GOAL:
Begin with the first line and repeat exactly through the line containing "from matplotlib.patches import"; leave every image out.

⟨

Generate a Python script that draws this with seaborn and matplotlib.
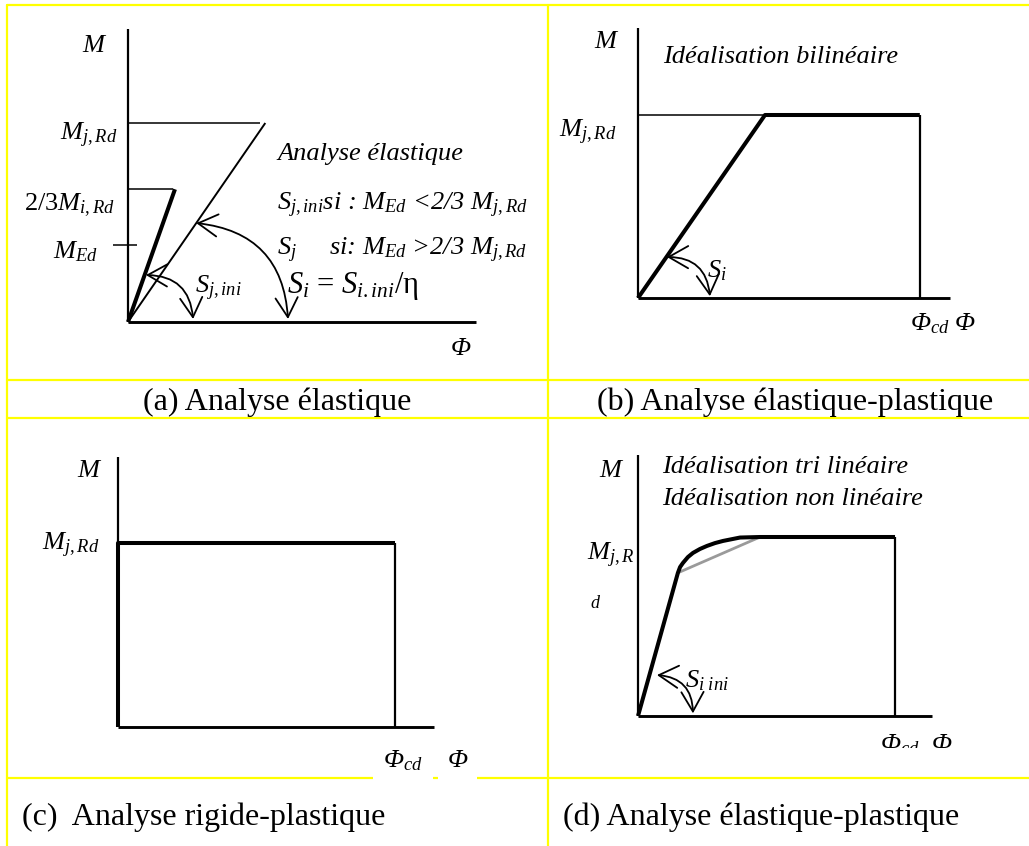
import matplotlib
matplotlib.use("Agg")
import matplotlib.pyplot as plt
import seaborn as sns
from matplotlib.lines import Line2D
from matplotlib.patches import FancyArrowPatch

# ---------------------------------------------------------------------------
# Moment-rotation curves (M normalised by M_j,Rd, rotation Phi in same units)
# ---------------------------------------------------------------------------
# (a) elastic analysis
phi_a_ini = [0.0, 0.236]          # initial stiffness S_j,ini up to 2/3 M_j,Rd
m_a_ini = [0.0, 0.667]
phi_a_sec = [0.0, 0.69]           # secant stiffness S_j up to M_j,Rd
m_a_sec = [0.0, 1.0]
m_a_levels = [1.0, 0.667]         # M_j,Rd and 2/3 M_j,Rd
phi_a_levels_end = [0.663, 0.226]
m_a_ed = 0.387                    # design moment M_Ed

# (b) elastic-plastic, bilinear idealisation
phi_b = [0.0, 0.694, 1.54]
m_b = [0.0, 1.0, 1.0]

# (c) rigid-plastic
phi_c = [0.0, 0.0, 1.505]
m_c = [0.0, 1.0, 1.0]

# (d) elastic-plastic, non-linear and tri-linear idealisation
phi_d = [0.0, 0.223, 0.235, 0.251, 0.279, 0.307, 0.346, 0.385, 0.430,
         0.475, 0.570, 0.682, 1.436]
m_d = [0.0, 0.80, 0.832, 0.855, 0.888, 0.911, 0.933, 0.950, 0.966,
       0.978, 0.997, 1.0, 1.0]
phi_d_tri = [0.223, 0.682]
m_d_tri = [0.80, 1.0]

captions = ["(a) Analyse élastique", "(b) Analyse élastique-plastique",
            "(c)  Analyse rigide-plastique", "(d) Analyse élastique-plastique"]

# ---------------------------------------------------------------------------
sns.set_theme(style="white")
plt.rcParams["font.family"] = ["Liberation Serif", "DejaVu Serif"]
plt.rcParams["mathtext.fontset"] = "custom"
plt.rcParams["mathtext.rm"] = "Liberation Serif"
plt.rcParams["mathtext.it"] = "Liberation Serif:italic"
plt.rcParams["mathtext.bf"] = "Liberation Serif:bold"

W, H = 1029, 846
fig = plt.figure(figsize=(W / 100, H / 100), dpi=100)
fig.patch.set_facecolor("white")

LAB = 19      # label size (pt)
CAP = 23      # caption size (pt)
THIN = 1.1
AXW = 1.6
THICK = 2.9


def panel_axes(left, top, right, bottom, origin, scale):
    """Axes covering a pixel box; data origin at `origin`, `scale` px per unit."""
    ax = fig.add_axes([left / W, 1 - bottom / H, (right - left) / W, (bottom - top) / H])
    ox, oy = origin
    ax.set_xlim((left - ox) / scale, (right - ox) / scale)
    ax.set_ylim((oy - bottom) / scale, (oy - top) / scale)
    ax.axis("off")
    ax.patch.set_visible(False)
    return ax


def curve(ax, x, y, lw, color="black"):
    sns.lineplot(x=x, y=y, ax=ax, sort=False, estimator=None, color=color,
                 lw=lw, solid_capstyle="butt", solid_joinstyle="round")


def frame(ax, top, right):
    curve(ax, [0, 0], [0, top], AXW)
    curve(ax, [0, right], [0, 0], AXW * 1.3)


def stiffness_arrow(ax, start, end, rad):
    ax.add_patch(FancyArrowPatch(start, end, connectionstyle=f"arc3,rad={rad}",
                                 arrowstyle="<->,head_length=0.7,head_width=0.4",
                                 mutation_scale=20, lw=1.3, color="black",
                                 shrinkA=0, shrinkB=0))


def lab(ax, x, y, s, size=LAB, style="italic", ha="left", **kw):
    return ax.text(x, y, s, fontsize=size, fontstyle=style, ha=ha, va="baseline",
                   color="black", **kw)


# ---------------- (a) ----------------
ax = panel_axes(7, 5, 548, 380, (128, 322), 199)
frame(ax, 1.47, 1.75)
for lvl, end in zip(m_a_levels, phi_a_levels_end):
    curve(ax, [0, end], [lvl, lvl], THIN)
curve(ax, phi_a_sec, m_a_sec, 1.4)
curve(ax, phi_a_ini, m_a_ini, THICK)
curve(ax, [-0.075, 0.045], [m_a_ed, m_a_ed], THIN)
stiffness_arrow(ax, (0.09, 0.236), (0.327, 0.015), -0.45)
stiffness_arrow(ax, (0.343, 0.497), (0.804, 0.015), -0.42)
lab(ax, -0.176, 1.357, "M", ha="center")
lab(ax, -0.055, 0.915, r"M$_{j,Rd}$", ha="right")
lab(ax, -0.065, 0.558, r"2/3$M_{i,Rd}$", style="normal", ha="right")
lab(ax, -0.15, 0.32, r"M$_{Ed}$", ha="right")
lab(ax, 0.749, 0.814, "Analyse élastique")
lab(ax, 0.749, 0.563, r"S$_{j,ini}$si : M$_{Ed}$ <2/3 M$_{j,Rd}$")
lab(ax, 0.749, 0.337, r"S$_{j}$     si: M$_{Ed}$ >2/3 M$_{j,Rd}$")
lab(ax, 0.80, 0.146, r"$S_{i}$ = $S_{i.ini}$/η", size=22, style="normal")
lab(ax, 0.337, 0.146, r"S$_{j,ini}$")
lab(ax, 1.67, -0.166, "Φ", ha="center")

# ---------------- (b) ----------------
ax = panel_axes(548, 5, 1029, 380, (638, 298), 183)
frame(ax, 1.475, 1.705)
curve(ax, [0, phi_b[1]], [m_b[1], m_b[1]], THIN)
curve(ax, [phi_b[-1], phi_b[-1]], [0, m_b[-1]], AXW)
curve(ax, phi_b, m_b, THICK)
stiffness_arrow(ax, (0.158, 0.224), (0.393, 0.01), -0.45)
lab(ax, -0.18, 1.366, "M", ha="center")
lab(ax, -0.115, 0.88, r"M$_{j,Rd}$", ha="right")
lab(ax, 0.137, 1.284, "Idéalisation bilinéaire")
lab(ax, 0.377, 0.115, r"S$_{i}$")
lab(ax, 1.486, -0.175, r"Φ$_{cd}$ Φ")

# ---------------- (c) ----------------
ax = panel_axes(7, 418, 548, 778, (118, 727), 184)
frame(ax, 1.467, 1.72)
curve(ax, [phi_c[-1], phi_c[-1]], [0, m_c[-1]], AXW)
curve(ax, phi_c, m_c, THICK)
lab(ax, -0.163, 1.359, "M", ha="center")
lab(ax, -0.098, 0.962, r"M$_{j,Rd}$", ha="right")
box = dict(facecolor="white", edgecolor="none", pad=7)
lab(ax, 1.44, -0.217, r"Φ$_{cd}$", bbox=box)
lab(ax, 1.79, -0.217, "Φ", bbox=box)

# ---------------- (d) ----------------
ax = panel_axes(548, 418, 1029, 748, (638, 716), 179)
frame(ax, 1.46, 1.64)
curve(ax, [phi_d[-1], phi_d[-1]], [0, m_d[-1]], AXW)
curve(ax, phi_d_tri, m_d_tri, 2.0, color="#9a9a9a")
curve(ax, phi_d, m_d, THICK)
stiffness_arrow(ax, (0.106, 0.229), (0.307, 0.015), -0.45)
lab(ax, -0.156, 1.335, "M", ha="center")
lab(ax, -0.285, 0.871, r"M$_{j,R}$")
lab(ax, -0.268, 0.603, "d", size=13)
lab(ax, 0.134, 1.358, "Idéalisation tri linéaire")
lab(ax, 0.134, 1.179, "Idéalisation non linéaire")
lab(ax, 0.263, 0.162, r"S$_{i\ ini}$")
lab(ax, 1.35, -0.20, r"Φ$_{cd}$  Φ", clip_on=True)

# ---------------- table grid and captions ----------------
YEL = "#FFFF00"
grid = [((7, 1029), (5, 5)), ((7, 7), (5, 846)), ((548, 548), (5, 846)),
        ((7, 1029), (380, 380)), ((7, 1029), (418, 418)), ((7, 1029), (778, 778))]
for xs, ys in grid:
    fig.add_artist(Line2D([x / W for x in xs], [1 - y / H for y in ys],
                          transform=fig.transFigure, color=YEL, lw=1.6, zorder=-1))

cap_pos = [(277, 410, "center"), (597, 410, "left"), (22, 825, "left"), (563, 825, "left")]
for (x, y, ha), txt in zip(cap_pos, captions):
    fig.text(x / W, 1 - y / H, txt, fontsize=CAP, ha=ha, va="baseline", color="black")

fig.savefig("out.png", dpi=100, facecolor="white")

⟩

SOLUTION:
Generate a Python script that draws this with seaborn and matplotlib.
import matplotlib
matplotlib.use("Agg")
import matplotlib.pyplot as plt
import seaborn as sns
from matplotlib.lines import Line2D
from matplotlib.patches import FancyArrowPatch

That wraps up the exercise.